Home Big Data Come governare i data lake e non essere travolti dai dati

Come governare i data lake e non essere travolti dai dati

Le aziende che possono analizzare in maniera mirata grandi moli di informazioni collegate al loro business fanno più ricavi e hanno una posizione di maggiore forza rispetto alla concorrenza.

Questo è un po’ il mantra dell’analisi dei Big Data ed è anche uno scenario molto stimolante per le imprese. E infatti molte avviano progetti per la creazione di grandi data lake in cui riversare tutti i dati possibili, generati internamente o meno.

L’esperienza ha mostrato che dalla teoria alla pratica il passo come al solito non è breve. E talvolta il data lake inteso come “bacino” indifferenziato di dati, rasserenante nella sua tranquillità, diventa in fretta una palude in cui si resta invischiati senza arrivare da nessuna parte. Da cui la definizione di data swamp.

È difficile definire linee guida generalizzate che evitino a un’azienda di creare una palude di dati. Ogni progetto Big Data ha le sue specificità e quindi i suoi rischi. Mettendo però a fattor comune le esperienze di chi ha messo in pratica la teoria dei data lake, si evidenziano alcuni punti che sono critici per qualsiasi implementazione.

Ancora prima di partire

Il primo punto chiave è la dimensione del progetto. Anche se molti vendor ritengono che il concetto di data lake sia per sua natura estendibile a piacere, partire in piccolo risulta più vantaggioso che partire subito in grande.

Certo “piccolo” e “grande” sono termini relativi e da valutare in funzione delle dimensioni dell’IT aziendale, ma un progetto Big Data coinvolge comunque molte componenti (processi, persone, risorse…) ed è meglio iniziare affrontando un problema specifico. Partire in piccolo serve poi a farsi le ossa e a capire come passare a una scala maggiore.

Collegato a questo tema c’è evidentemente quello della focalizzazione. Raccogliere genericamente dati pensando di definire solo in un secondo momento le domande a cui questi stessi dati devono rispondere è un approccio perdente.

Non a caso oltre che di data swamp si parla anche di data graveyard, cimiteri di dati che restano lì senza scopo.

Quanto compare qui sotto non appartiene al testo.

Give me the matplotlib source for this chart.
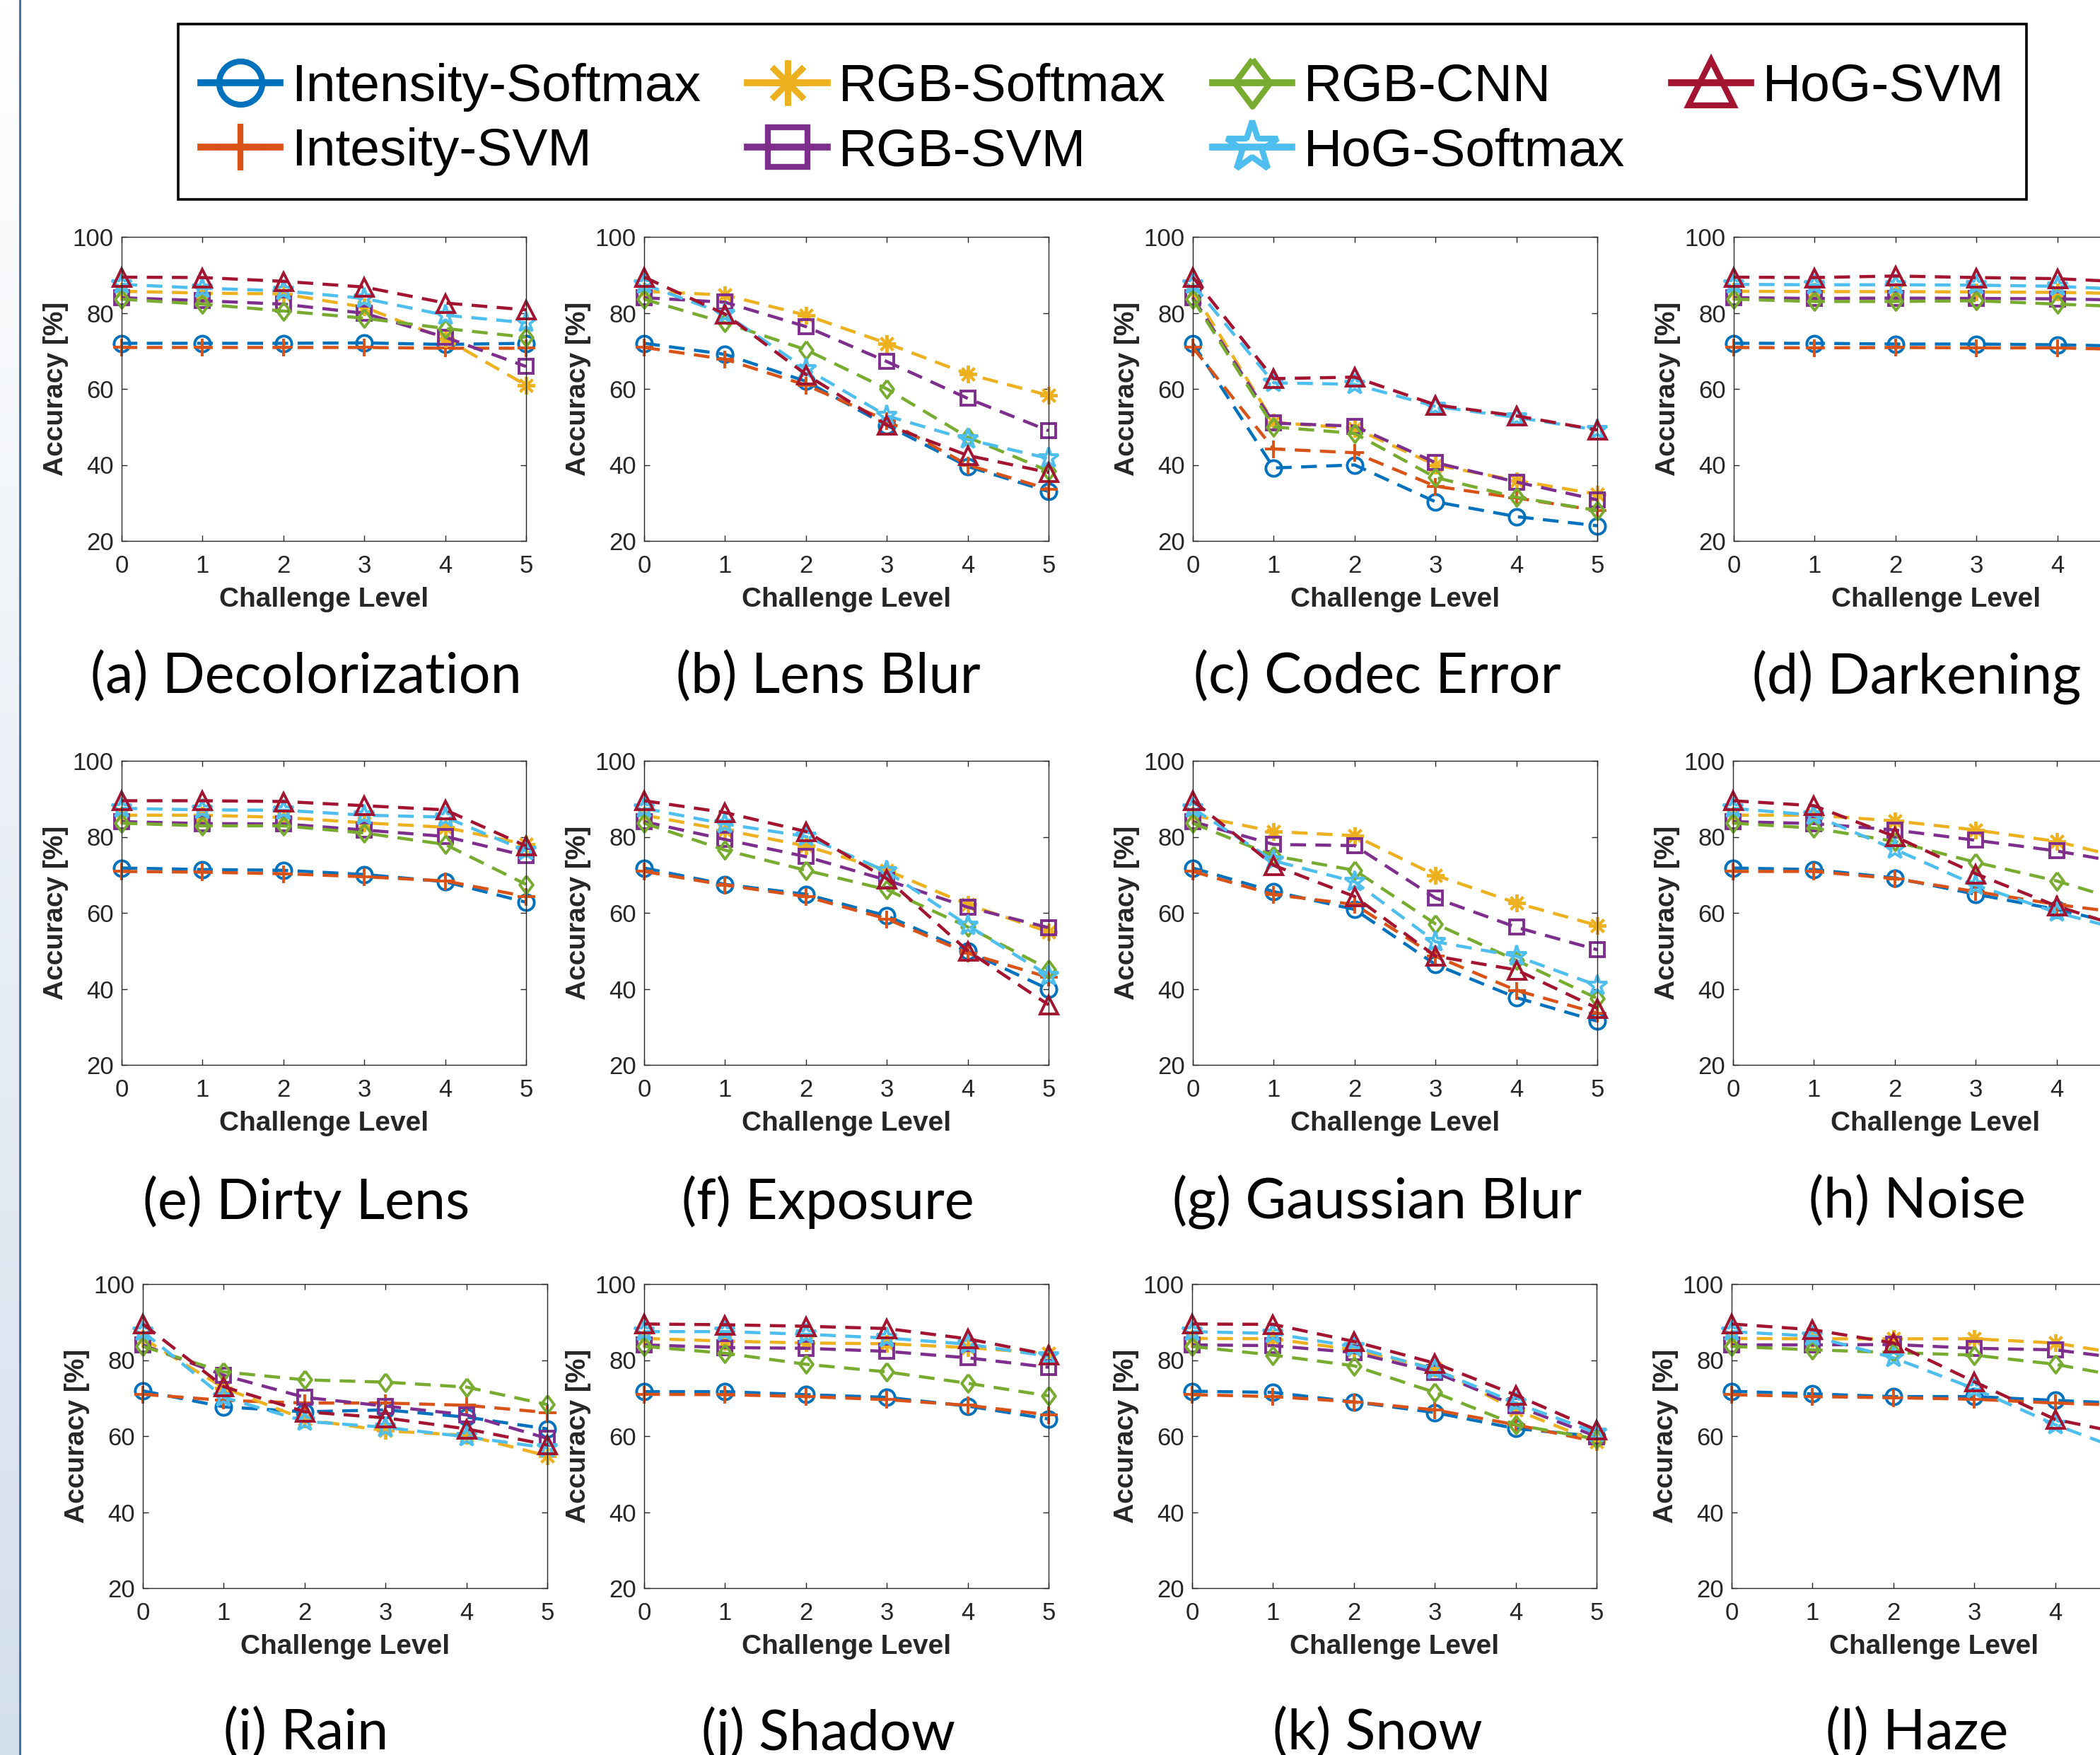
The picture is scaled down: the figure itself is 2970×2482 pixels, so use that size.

Un progetto di data lake deve partire collegato a un obiettivo di business ben preciso e che ovviamente non può essere individuato solo dal CIO.

Definire l’obiettivo di business che si vuole ottenere porta a definire le informazioni che il data lake deve offrire, quindi le domande a cui trovare una risposta nei dati raccolti. E senza un obiettivo di business un data lake non ha nemmeno la possibilità di generare un valore misurabile per l’azienda, una condizione oggi spiacevole per qualsiasi progetto IT.

Ci vuole metodo anche nei data lake

Il vecchio detto secondo cui “garbage in, garbage out” vale per moltissimi aspetti dell’IT aziendale e anche per i data lake. Il primo problema che si pone nella creazione e nella successiva gestione dei data lake riguarda tutta la governance dei dati, in particolare la “pulizia” dei dati stessi.

Come una palude vera inizia con un lago contaminato, così un modo veloce per trasformare un data lake in qualcosa di inutilizzabile è lasciare che vi entrino dati “sporchi”. Serve quindi un processo chiaro di assicurazione qualità per i dati che si raccolgono, tenendo sempre in mente (sia nell’IT sia nella parte business) che la stragrande maggioranza dei dati che si raccolgono va esaminata e “pulita” prima di poter essere utilizzata. E che questo processo di controllo delle fonti e di data cleansing non è affatto banale.

La governance dei dati non riguarda solo la verifica delle informazioni in ingresso. Deve anche essere ben definito che tipo di dati si usano, provenienti da quali fonti e con quali scopi di analisi.

I data lake infatti sono per definizione concentratori enormi di informazioni e bisogna sempre sapere quali processi e persone hanno accesso a quali tipi di dati. In questo bisogna trovare un difficile equilibrio tra i requisiti di sicurezza, privacy e compliance da un lato e, dall’altro, il fatto che i data lake devono costantemente produrre informazioni per poter portare un vantaggio.

La “apertura” dei data lake è infatti un altro punto importante. Il ruolo dei data lake non è solo conservare informazioni che poi devono essere organizzate, classificate e gestite dall’IT.

La diffusione dei Big Data deve anche favorire la crescita di figure intermedie tra quelle business e quelle IT, in grado di portare avanti in autonomia operazioni di analisi ed esplorazione dei dati raccolti. I cosiddetti citizen data scientist possono aumentare la capacità che l’azienda ha di estrarre informazioni dai dati in qualsiasi momento, senza aspettare l’IT o i data scientist propriamente detti.